The next week, take volunteers to show their youtube videos. Most of the assignments will be funny, so indulge in the humor but then ask why the juxtaposition is funny. What does Shakespeare have to do with Katy Perry? What do the two texts say about each other? Why? If you like, you can also examine juxtaposition, quotation, or montages as rhetotical or literary strategies. Ideally you should go through 4+ student examples, taking 1/2 a class to a full class period.
Make sure you have the video of the primary text ready to show the class... maybe you have been using it already before you give the assignment. It is also helpful to come up with your own youtube doubling, to show them how the website works and give them ideas as to how they might juxtapose the videos. Ideally this should be a funny example to loosen things up.
We have just spent the day discussing the formal elements of [name of text]. But we have been doing so from a particular perspective, as college students considering [x] or looking for [y]. How might you interpret this text differently if you saw it in another context, or compared it to something seemingly . For our next class, I want you to juxtapose the video of this text with another video that makes some commentary on the text's meaning. Youc an select a music video, political speech, anything... just as long as you think it affects the meaning of the primary text in an interesting way. Bring in your own Youtube doubling and be ready to explain to the class why you made the selection that you did. Again, your secondary video can be as close or distant to your primary video as you like, as long as it says something interesting about it.
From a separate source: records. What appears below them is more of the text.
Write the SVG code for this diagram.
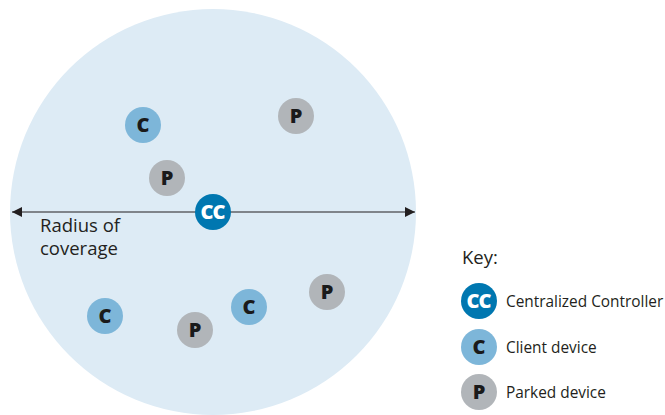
<svg xmlns="http://www.w3.org/2000/svg" width="665" height="415" viewBox="0 0 665 415">
<style>
.cc{fill:#0077b0}
.c{fill:#7db6d9}
.p{fill:#b1b5b9}
.lbl{font-family:"Open Sans","Noto Sans",sans-serif;font-weight:800;font-size:20px;text-anchor:middle;fill:#1a1a1a}
.lblw{font-family:"Open Sans","Noto Sans",sans-serif;font-weight:800;font-size:20px;text-anchor:middle;fill:#ffffff;letter-spacing:-1px}
.t{font-family:"Open Sans","Noto Sans",sans-serif;font-size:18.5px;fill:#231f20}
.k{font-family:"Open Sans","Noto Sans",sans-serif;font-size:15.4px;fill:#231f20}
</style>
<defs>
<marker id="ah" viewBox="0 0 10 10" refX="10" refY="5" markerWidth="10" markerHeight="10" markerUnits="userSpaceOnUse" orient="auto-start-reverse">
<path d="M0,0 L10,5 L0,10 Z" fill="#231f20"/>
</marker>
</defs>
<rect width="665" height="415" fill="#ffffff"/>
<circle id="coverage" cx="213" cy="212" r="203" fill="#ddebf5"/>
<g id="connectors">
<line x1="12" y1="212" x2="415" y2="212" stroke="#231f20" stroke-width="1.2" marker-start="url(#ah)" marker-end="url(#ah)"/>
</g>
<text class="t" x="40" y="232">Radius of</text>
<text class="t" x="40" y="255">coverage</text>
<g id="c1"><circle class="c" cx="143" cy="125" r="18"/><text class="lbl" x="143" y="132">C</text></g>
<g id="p1"><circle class="p" cx="296" cy="116" r="18"/><text class="lbl" x="296" y="123">P</text></g>
<g id="p2"><circle class="p" cx="167" cy="178" r="18"/><text class="lbl" x="167" y="185">P</text></g>
<g id="cc"><circle class="cc" cx="213" cy="212" r="18"/><text class="lblw" x="212.5" y="219">CC</text></g>
<g id="c2"><circle class="c" cx="105" cy="316" r="18"/><text class="lbl" x="105" y="323">C</text></g>
<g id="p3"><circle class="p" cx="195" cy="330" r="18"/><text class="lbl" x="195" y="337">P</text></g>
<g id="c3"><circle class="c" cx="249" cy="307" r="18"/><text class="lbl" x="249" y="314">C</text></g>
<g id="p4"><circle class="p" cx="327" cy="292" r="18"/><text class="lbl" x="327" y="299">P</text></g>
<g id="key">
<text class="t" x="462" y="264">Key:</text>
<circle class="cc" cx="479" cy="301" r="18"/><text class="lblw" x="478.5" y="308">CC</text>
<text class="k" x="506" y="307">Centralized Controller</text>
<circle class="c" cx="479" cy="347" r="18"/><text class="lbl" x="479" y="354">C</text>
<text class="k" x="506" y="353">Client device</text>
<circle class="p" cx="479" cy="392" r="18"/><text class="lbl" x="479" y="399">P</text>
<text class="k" x="506" y="398">Parked device</text>
</g>
</svg>
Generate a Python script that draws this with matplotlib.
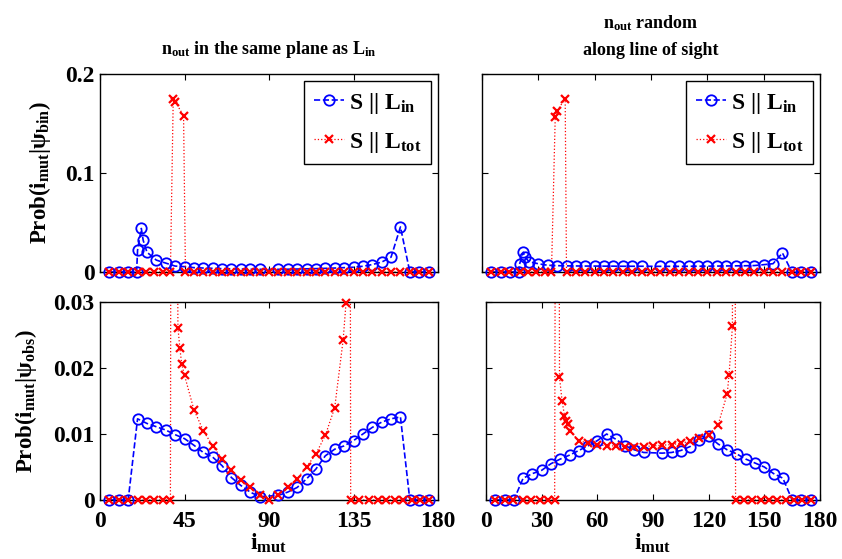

Have fun!
This assignment is so tiny that I use it wholly as a conversation starter. I do make sure that all students have completed the assignment though.
Students generally love the assignment because they get to display their proficiency in a technology they all know well: Youtube. Most of them try to be as funny as possible with their juxtaposition, with mixed results. This creates a friendly, open discussion environment, though, which is the primary benefit of the assignment. It is pretty easy to get helpful discussion of context even out of the poorly done assignments. I do think it is important to require them all to use the same first video, though, to keep things grounded.
I have this in mind for a tech-ready literature (poetry) class, but the assignment is broad enough for any class, really. The relationship between text and context is something to discuss in any literature or rhetoric class.